If you’re charged with public urination or a crime related to public urination, take it seriously. Being convicted of any crime, even a minor one, could impair your ability to get a job or professional license years down the road.
California Laws on Public Urination
You can be arrested for public urination under both state and local laws in California.
California state statutes do not expressly prohibit public urination, except in public transportation (California Penal Code section 640). But public urination may be considered disorderly conduct (California Penal Code section 647) or creating a public nuisance (California Penal Code sections 370 and 372). Interestingly, it was not until 2006 that a California court expressly found that public urination could constitute a public nuisance.
Usually, people are arrested not just for public urination but for other disruptive behavior in public (often involving intoxication) that has attracted the attention of the police.
Very rarely, people are charged with the more serious crime of indecent exposure (California Penal Code section 314), a misdemeanor that requires “lewd” behavior. (For more on what constitutes lewd conduct, see our article on Public Lewdness.)
Many city and county ordinances classify public urination as an offense.
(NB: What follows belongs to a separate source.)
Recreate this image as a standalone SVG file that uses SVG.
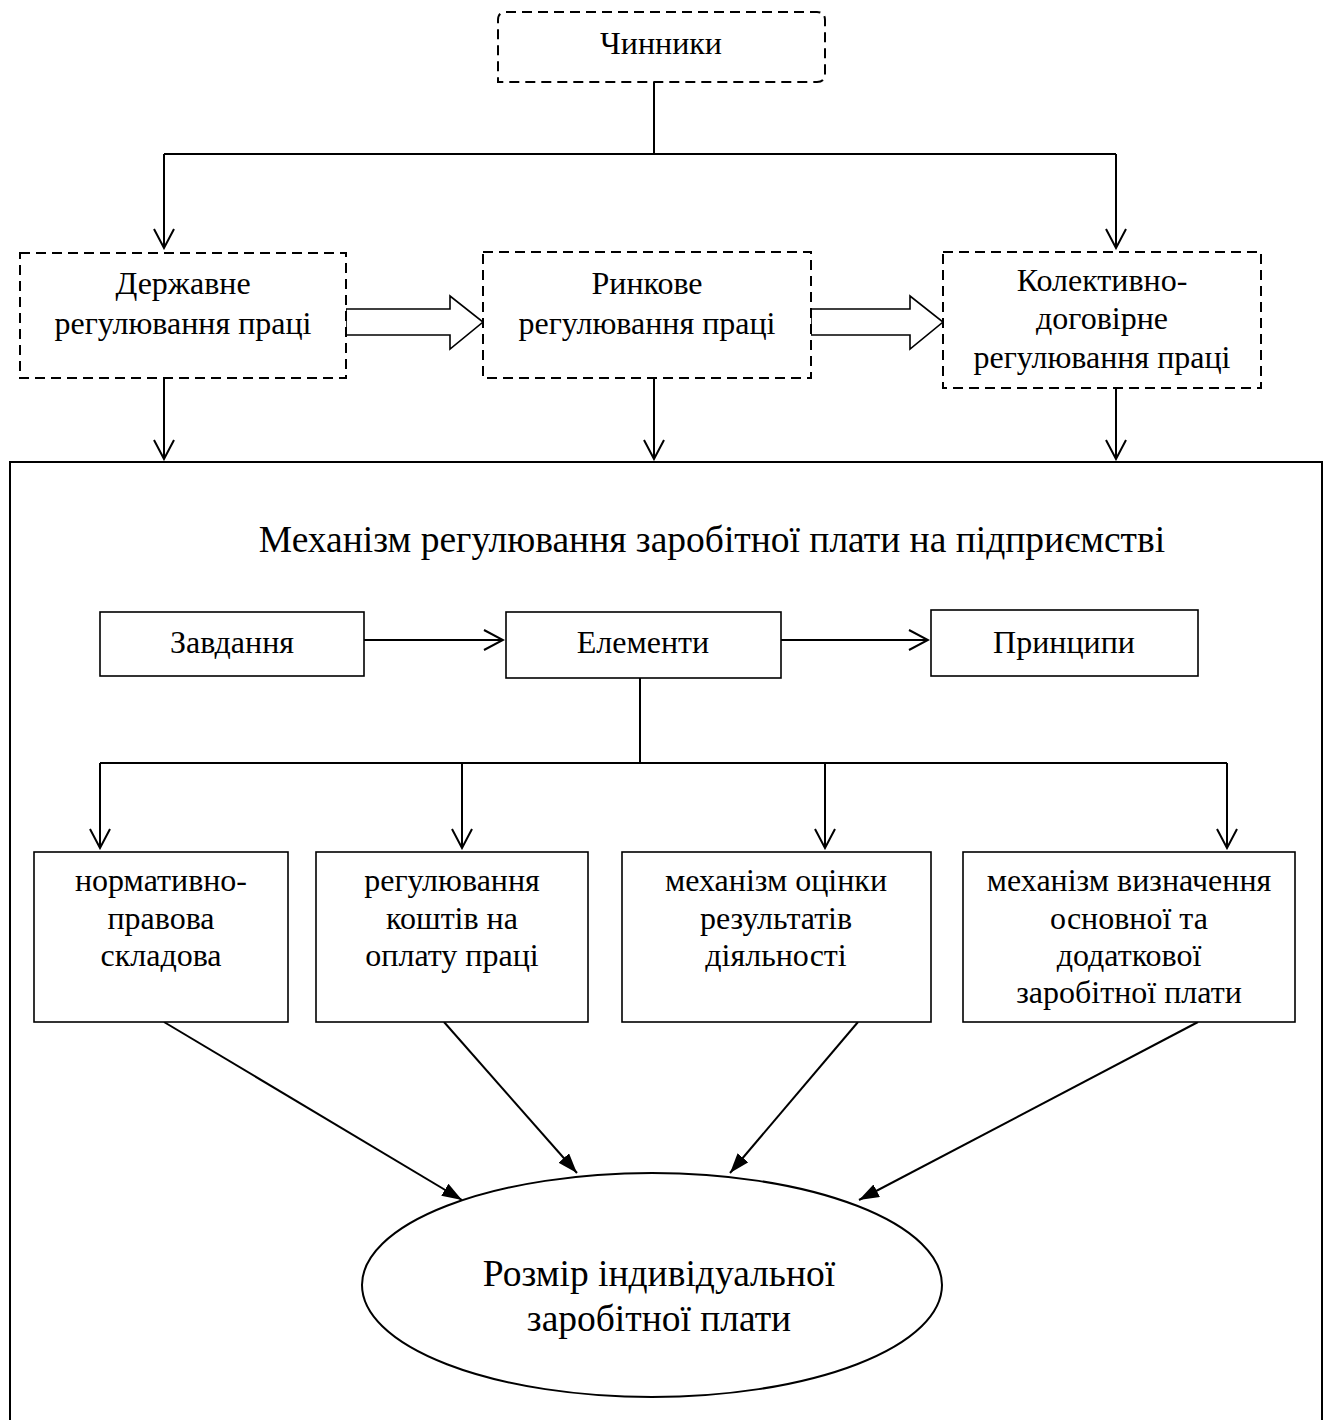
<svg xmlns="http://www.w3.org/2000/svg" width="1324" height="1420" viewBox="0 0 1324 1420">
<style>
text{font-family:"Liberation Serif","Times New Roman",serif;fill:#000;text-anchor:middle}
.t{font-size:32px}
.big{font-size:37.5px}
.dash{fill:#fff;stroke:#000;stroke-width:2;stroke-dasharray:10 6}
.box{fill:#fff;stroke:#000;stroke-width:1.6}
.ln{fill:none;stroke:#000;stroke-width:2}
.blk{fill:#fff;stroke:#000;stroke-width:1.6;stroke-linejoin:miter}
</style>
<defs>
<marker id="v" viewBox="0 0 22 22" refX="20" refY="11" markerWidth="22" markerHeight="22" markerUnits="userSpaceOnUse" orient="auto">
<path d="M1,1 L20,11 L1,21" fill="none" stroke="#000" stroke-width="2"/>
</marker>
<marker id="f" viewBox="0 0 20 14" refX="20" refY="7" markerWidth="20" markerHeight="14" markerUnits="userSpaceOnUse" orient="auto">
<path d="M0,0 L20,7 L0,14 z" fill="#000"/>
</marker>
</defs>
<rect width="1324" height="1420" fill="#fff"/>
<g id="outer">
<path class="ln" d="M10,1430 V462 H1322 V1430"/>
</g>
<g id="connectors">
<path class="ln" d="M654,82 V154"/>
<path class="ln" d="M164,154 H1116"/>
<path class="ln" d="M164,154 V248" marker-end="url(#v)"/>
<path class="ln" d="M1116,154 V248" marker-end="url(#v)"/>
<polygon class="blk" points="346,309 450,309 450,296 483,322 450,349 450,335 346,335"/>
<polygon class="blk" points="811,309 910,309 910,296 943,322 910,349 910,335 811,335"/>
<path class="ln" d="M164,378 V459" marker-end="url(#v)"/>
<path class="ln" d="M654,378 V459" marker-end="url(#v)"/>
<path class="ln" d="M1116,388 V459" marker-end="url(#v)"/>
<path class="ln" d="M364,640 H503" marker-end="url(#v)"/>
<path class="ln" d="M781,640 H928" marker-end="url(#v)"/>
<path class="ln" d="M640,678 V763"/>
<path class="ln" d="M100,763 H1227"/>
<path class="ln" d="M100,763 V848" marker-end="url(#v)"/>
<path class="ln" d="M462,763 V848" marker-end="url(#v)"/>
<path class="ln" d="M825,763 V848" marker-end="url(#v)"/>
<path class="ln" d="M1227,763 V848" marker-end="url(#v)"/>
<path class="ln" d="M164,1022 L462,1200" marker-end="url(#f)"/>
<path class="ln" d="M444,1022 L577,1173" marker-end="url(#f)"/>
<path class="ln" d="M858,1022 L730,1173" marker-end="url(#f)"/>
<path class="ln" d="M1198,1022 L859,1200" marker-end="url(#f)"/>
</g>
<g id="chynnyky">
<path class="dash" d="M506,12 H817 Q825,12 825,20 V74 Q825,82 817,82 H498 V20 Q498,12 506,12 Z"/>
<text class="t" x="661" y="54">Чинники</text>
</g>
<g id="derzh">
<rect class="dash" x="20" y="253" width="326" height="125"/>
<text class="t" x="183" y="294">Державне</text>
<text class="t" x="183" y="334">регулювання праці</text>
</g>
<g id="rynk">
<rect class="dash" x="483" y="252" width="328" height="126"/>
<text class="t" x="647" y="294">Ринкове</text>
<text class="t" x="647" y="334">регулювання праці</text>
</g>
<g id="kolekt">
<rect class="dash" x="943" y="252" width="318" height="136"/>
<text class="t" x="1102" y="291">Колективно-</text>
<text class="t" x="1102" y="329">договірне</text>
<text class="t" x="1102" y="368">регулювання праці</text>
</g>
<g id="title">
<text class="big" x="712" y="552">Механізм регулювання заробітної плати на підприємстві</text>
</g>
<g id="zavd">
<rect class="box" x="100" y="612" width="264" height="64"/>
<text class="t" x="232" y="653">Завдання</text>
</g>
<g id="elem">
<rect class="box" x="506" y="612" width="275" height="66"/>
<text class="t" x="643" y="653">Елементи</text>
</g>
<g id="pryn">
<rect class="box" x="931" y="610" width="267" height="66"/>
<text class="t" x="1064" y="653">Принципи</text>
</g>
<g id="b1">
<rect class="box" x="34" y="852" width="254" height="170"/>
<text class="t" x="161" y="891">нормативно-</text>
<text class="t" x="161" y="929">правова</text>
<text class="t" x="161" y="966">складова</text>
</g>
<g id="b2">
<rect class="box" x="316" y="852" width="272" height="170"/>
<text class="t" x="452" y="891">регулювання</text>
<text class="t" x="452" y="929">коштів на</text>
<text class="t" x="452" y="966">оплату праці</text>
</g>
<g id="b3">
<rect class="box" x="622" y="852" width="309" height="170"/>
<text class="t" x="776" y="891">механізм оцінки</text>
<text class="t" x="776" y="929">результатів</text>
<text class="t" x="776" y="966">діяльності</text>
</g>
<g id="b4">
<rect class="box" x="963" y="852" width="332" height="170"/>
<text class="t" x="1129" y="891">механізм визначення</text>
<text class="t" x="1129" y="929">основної та</text>
<text class="t" x="1129" y="966">додаткової</text>
<text class="t" x="1129" y="1003">заробітної плати</text>
</g>
<g id="rozmir">
<ellipse cx="652" cy="1285" rx="290" ry="112" fill="#fff" stroke="#000" stroke-width="2"/>
<text class="big" x="659" y="1286">Розмір індивідуальної</text>
<text class="big" x="659" y="1331">заробітної плати</text>
</g>
</svg>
A typical ordinance might prohibit urination “on any street, sidewalk, alley, plaza, park, beach public building or public facility, or any place open to the public or exposed to public view.” An ordinance with this kind of wording prohibits urination even on private property, if it’s visible from a public place.
Criminal Penalties and Consequences
Penalties for a California misdemeanor may include any or all of the following: incarceration in county jail (for up to a year), payment of a fine, and community service. Penalties are more severe if you’ve been convicted of prior offenses. Whatever the penalty, you’ll have a criminal record that may haunt you later, when you try to get a job, rent an apartment, or get a professional license. Most importantly, conviction of the state's indecent exposure statute results in having to register as a sex offender, which can be devastating.
Violations of local ordinances are generally punishable by fines and/or community service. Fines vary widely from county to county; a typical ordinance might specify a fine of $50 to $500, depending on the circumstances.
If you’re facing a misdemeanor charge, get legal advice from an experienced local criminal law attorney. You may be able to get the charge reduced or even eliminated.